Verder moet worden nagegaan of de beoogde ontwikkeling milieubelastende activiteiten omvat. In onderhavig plan gaat het om de ontwikkeling van uitsluitend een woonfunctie en worden geen milieubelastende activiteiten mogelijk gemaakt.
Het aspect milieuzonering vormt geen belemmering voor de uitvoerbaarheid van de voorgenomen ontwikkeling.
5.1 Algemeen
Voor het uitwerkingsplan is gebruik gemaakt van de in de Wet ruimtelijke ordening opgenomen standaardvorm van de Standaard Vergelijkbare Bestemmingplannen 2012 (SVBP 2012).
Dit ruimtelijke plan bestaat uit een verbeelding, planregels en een toelichting. De verbeelding en de planregels vormen samen het juridisch bindende gedeelte van dit plan. Beide planonderdelen dienen in onderlinge samenhang te worden bezien en toegepast. Op de verbeelding zijn de bestemmingen aangewezen. Aan deze bestemmingen zijn bouwregels en regels betreffende het gebruik gekoppeld.

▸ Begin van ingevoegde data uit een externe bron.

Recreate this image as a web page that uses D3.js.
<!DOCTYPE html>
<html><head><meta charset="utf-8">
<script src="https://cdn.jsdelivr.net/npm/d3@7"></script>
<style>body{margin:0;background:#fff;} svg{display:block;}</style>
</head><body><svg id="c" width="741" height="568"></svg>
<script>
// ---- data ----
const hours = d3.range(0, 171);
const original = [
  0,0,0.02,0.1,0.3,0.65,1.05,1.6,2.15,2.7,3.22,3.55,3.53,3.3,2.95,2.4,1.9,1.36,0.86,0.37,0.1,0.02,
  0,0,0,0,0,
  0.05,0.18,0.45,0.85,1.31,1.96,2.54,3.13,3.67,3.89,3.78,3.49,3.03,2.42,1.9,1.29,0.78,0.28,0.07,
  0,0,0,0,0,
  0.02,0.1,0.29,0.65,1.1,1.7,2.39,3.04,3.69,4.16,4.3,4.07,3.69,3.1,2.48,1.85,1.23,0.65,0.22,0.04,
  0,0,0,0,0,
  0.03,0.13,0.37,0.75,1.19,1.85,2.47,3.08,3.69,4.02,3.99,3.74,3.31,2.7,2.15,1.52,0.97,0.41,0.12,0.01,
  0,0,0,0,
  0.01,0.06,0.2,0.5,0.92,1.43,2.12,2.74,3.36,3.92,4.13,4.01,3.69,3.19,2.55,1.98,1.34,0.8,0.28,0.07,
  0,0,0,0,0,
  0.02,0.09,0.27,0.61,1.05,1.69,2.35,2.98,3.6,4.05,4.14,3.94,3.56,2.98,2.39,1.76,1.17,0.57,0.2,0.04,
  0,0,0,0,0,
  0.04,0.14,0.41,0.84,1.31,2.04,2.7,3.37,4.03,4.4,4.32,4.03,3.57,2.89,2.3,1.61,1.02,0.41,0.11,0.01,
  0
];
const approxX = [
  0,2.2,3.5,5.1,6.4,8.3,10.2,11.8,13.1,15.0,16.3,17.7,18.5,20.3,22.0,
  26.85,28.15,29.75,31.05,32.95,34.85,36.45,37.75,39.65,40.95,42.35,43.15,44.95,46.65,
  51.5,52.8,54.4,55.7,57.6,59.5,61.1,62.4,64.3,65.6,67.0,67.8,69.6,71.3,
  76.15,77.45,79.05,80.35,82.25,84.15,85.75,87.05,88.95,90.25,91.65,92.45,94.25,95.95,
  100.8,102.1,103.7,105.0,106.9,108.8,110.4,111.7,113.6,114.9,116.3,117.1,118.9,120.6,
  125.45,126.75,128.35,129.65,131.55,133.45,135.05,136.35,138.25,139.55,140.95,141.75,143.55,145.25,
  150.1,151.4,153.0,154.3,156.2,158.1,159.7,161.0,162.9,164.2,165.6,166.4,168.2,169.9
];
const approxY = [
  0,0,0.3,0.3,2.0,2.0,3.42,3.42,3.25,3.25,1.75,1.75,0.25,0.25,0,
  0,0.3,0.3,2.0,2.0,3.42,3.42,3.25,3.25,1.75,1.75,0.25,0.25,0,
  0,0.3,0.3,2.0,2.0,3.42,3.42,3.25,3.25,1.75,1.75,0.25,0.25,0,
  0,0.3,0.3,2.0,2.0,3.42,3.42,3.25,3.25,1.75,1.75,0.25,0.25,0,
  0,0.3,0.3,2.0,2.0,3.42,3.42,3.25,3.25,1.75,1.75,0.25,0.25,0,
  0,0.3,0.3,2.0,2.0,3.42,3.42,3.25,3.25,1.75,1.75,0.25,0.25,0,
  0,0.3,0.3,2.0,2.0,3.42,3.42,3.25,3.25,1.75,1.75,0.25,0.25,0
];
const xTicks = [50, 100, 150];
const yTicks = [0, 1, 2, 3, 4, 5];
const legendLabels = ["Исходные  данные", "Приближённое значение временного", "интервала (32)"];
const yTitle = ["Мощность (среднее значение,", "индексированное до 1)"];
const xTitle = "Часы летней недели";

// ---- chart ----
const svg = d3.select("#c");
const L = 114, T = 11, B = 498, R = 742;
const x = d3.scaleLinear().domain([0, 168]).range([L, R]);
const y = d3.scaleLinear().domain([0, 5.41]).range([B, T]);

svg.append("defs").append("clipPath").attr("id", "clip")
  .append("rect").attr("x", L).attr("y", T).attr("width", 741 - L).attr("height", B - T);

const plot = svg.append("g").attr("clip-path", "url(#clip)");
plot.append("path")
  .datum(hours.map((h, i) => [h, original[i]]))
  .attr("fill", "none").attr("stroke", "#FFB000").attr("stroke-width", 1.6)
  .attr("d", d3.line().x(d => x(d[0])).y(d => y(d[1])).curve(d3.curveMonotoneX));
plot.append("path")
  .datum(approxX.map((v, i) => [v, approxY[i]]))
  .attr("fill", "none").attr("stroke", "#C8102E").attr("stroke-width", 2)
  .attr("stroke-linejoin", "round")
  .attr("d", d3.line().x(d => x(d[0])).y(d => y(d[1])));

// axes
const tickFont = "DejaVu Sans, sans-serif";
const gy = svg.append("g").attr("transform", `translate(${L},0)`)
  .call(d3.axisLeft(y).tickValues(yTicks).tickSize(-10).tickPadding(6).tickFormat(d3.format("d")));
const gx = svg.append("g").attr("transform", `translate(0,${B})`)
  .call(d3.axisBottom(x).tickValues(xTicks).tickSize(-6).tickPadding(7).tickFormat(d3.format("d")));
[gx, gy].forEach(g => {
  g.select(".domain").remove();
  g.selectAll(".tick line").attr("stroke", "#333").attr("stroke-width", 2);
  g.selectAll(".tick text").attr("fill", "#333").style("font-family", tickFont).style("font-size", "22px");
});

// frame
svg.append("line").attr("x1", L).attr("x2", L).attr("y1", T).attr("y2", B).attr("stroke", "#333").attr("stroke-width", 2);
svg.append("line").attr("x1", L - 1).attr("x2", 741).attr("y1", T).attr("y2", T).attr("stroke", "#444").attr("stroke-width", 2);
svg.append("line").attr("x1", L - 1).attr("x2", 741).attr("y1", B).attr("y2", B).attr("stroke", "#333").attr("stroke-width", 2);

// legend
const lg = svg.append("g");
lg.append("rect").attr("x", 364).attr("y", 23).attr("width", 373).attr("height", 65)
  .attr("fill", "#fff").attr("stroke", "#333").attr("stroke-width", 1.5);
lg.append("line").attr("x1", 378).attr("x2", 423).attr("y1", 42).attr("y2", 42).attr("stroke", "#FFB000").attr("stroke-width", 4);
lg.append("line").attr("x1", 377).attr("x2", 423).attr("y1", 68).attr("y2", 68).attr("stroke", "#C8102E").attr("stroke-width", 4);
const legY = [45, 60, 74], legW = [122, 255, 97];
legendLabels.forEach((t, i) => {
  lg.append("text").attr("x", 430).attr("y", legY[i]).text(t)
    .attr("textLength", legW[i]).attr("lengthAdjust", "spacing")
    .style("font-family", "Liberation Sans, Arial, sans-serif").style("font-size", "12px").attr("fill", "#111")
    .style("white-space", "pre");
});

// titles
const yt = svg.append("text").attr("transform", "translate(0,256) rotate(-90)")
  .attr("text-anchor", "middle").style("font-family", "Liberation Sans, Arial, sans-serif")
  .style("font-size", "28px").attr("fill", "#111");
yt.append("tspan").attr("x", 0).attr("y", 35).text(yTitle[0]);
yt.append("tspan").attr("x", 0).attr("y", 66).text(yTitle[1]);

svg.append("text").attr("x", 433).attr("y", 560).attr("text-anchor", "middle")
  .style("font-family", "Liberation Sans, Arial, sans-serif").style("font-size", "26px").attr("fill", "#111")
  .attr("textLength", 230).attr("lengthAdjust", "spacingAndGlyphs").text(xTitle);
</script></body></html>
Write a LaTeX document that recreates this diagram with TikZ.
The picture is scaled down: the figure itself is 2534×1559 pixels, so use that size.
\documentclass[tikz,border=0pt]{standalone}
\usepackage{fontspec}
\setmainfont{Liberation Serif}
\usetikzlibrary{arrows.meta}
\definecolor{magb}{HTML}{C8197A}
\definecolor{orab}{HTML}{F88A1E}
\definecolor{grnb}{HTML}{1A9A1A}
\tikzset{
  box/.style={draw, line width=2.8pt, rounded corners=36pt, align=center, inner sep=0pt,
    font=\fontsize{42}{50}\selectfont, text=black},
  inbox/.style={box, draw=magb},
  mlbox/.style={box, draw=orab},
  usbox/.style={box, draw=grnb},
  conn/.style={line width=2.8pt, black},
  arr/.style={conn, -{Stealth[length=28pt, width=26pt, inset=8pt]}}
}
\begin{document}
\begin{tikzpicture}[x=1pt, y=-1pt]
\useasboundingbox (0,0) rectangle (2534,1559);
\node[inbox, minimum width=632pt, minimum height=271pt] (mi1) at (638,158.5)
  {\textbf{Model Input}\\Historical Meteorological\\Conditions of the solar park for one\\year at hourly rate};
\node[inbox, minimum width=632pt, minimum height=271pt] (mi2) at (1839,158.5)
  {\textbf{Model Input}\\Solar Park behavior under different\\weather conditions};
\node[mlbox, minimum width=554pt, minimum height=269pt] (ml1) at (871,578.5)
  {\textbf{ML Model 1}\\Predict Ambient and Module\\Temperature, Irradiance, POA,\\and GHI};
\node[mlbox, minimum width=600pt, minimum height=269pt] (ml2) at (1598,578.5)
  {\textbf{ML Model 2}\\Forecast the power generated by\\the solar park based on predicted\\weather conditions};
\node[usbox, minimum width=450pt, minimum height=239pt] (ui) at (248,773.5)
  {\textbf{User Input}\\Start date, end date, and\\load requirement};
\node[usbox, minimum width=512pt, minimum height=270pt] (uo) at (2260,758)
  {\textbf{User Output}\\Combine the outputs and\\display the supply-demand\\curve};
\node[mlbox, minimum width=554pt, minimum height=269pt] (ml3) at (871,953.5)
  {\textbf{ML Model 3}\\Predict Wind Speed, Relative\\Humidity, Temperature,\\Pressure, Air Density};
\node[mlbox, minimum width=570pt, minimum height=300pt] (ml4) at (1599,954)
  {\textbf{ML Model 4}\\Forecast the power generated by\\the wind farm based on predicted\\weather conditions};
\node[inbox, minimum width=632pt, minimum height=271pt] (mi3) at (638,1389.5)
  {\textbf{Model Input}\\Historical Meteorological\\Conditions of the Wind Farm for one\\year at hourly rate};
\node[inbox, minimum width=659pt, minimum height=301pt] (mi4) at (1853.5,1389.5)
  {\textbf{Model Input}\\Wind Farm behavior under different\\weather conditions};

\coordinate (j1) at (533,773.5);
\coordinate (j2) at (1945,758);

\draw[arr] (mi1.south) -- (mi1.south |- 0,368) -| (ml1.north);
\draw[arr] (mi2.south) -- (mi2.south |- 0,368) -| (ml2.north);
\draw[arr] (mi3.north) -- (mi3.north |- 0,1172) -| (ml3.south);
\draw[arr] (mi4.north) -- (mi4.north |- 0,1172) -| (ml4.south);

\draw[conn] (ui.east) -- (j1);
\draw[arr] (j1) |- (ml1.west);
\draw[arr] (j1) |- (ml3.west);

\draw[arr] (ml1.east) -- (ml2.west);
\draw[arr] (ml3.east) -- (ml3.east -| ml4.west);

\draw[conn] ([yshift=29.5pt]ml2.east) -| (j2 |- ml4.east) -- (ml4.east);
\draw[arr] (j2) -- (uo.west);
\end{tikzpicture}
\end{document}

De toelichting heeft geen rechtskracht, maar vormt niettemin een belangrijk onderdeel van het plan. De toelichting van dit ruimtelijke plan geeft een weergave van de beweegredenen, de onderzoeksresultaten en de beleidsuitgangspunten die aan het plan ten grondslag liggen. Ook is de toelichting van wezenlijk belang voor een juiste interpretatie en toepassing van het ruimtelijke plan.
Tot slot maakt een eventuele bijlage onlosmakelijk onderdeel uit van het ruimtelijke plan.